1. ## find the asymptote and holes in the graph

This is my last item in my assignment and all I know is the vertical asymptote. Can you guys help me with this problem.

Given f(x) = x^3 +8 / x +2

Find the asymptotes and holes of the graph. Find the x and Y axis.

2. Originally Posted by cjru
This is my last item in my assignment and all I know is the vertical asymptote. Can you guys help me with this problem.

Given f(x) = x^3 +8 / x +2

Find the asymptotes and holes of the graph. Find the x and Y axis.

I assume that you mean:

$f(x) = \dfrac{x^3+8}{x+2}$

If so:
1. Use brackets
2. Re-write the equation of the function:

$f(x) = \dfrac{(x+2)(x^2-2x+4)}{x+2}$

Since you can cancel out the factor (x + 2) the graph of the function is a parabola with a hole at H(-2, 12).

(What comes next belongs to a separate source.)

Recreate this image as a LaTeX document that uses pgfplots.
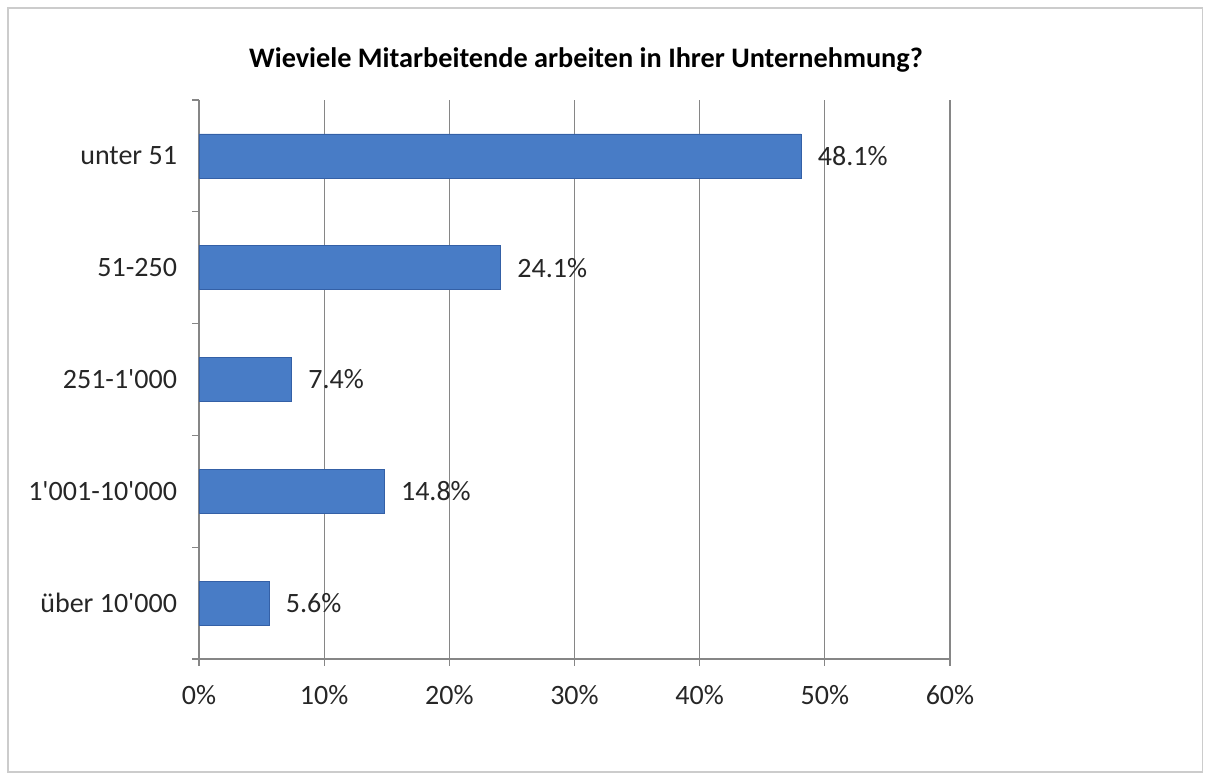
\documentclass[border=0pt]{standalone}
\usepackage{pgfplots}
\pgfplotsset{compat=1.18}
\usepackage{fontspec}
\setmainfont{Carlito}
\definecolor{barblue}{RGB}{72,124,198}
\definecolor{baredge}{RGB}{52,96,166}
\definecolor{gridgray}{RGB}{134,134,134}
\begin{document}
\begin{tikzpicture}[x=1pt,y=1pt]
\path[use as bounding box] (0,0) rectangle (906,-583.5);
\draw[gray!40, line width=1.2pt] (6,-6) rectangle (902,-579);
\node[font=\fontsize{21.2}{25}\selectfont\bfseries] at (439.5,-45) {Wieviele Mitarbeitende arbeiten in Ihrer Unternehmung?};
\begin{axis}[
  at={(149.25pt,-494.25pt)}, anchor=south west,
  scale only axis, width=563.25pt, height=419.25pt,
  xbar, bar width=33pt,
  xmin=0, xmax=60, ymin=-0.5, ymax=4.5,
  axis x line*=bottom, axis y line*=left,
  axis line style={-, gridgray, line width=0.9pt},
  xtick={0,10,20,30,40,50,60},
  xticklabels={0\%,10\%,20\%,30\%,40\%,50\%,60\%},
  xmajorgrids, grid style={gridgray, line width=0.9pt},
  ytick={0,1,2,3,4},
  yticklabels={über 10\textquotesingle000, 1\textquotesingle001-10\textquotesingle000, 251-1\textquotesingle000, 51-250, unter 51},
  minor ytick={-0.5,0.5,1.5,2.5,3.5,4.5},
  tick align=outside,
  major tick length=5pt, minor tick length=5pt,
  major x tick style={gridgray, line width=0.9pt},
  major y tick style={draw=none},
  minor y tick style={gridgray, line width=0.9pt},
  tick label style={font=\fontsize{21}{25}\selectfont, text=black!85},
  xticklabel style={yshift=-11pt},
  yticklabel style={xshift=-8pt},
  point meta=explicit symbolic,
  nodes near coords={\pgfplotspointmeta},
  nodes near coords align={horizontal},
  every node near coord/.append style={anchor=west, font=\fontsize{21}{25}\selectfont, text=black!85, xshift=9pt},
]
\addplot[fill=barblue, draw=baredge, line width=0.6pt] coordinates {
  (5.6,0) [5.6\%]
  (14.8,1) [14.8\%]
  (7.4,2) [7.4\%]
  (24.1,3) [24.1\%]
  (48.1,4) [48.1\%]
};
\end{axis}
\end{tikzpicture}
\end{document}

3. How did you get (-2, 12)? So what is the indication a hole if the graph? Is it the cancelation of the numerator and denominator?

Thanks for the help.

4. Originally Posted by cjru
How did you get (-2, 12)? So what is the indication a hole if the graph? Is it the cancelation of the numerator and denominator?

Thanks for the help.
The rational function in its original state is not defined at x=-2 because that would cause the denominator to be 0.

After Earboth simplified the function to $f(x)=x^2-2x+4$, x=-2 is now ok. If it were still undefined at x=-2, you would have a vertical asymptote at x = -2. But that's not the case. Therefore, you have a hole in the curve where x=-2. The corresponding y coordinate is found by using your simplified function and seeing that f(-2) = 12. This function has 'point discontinuity' at (-2, 12)

5. Thank you very much. Now I inderstand why it became like that.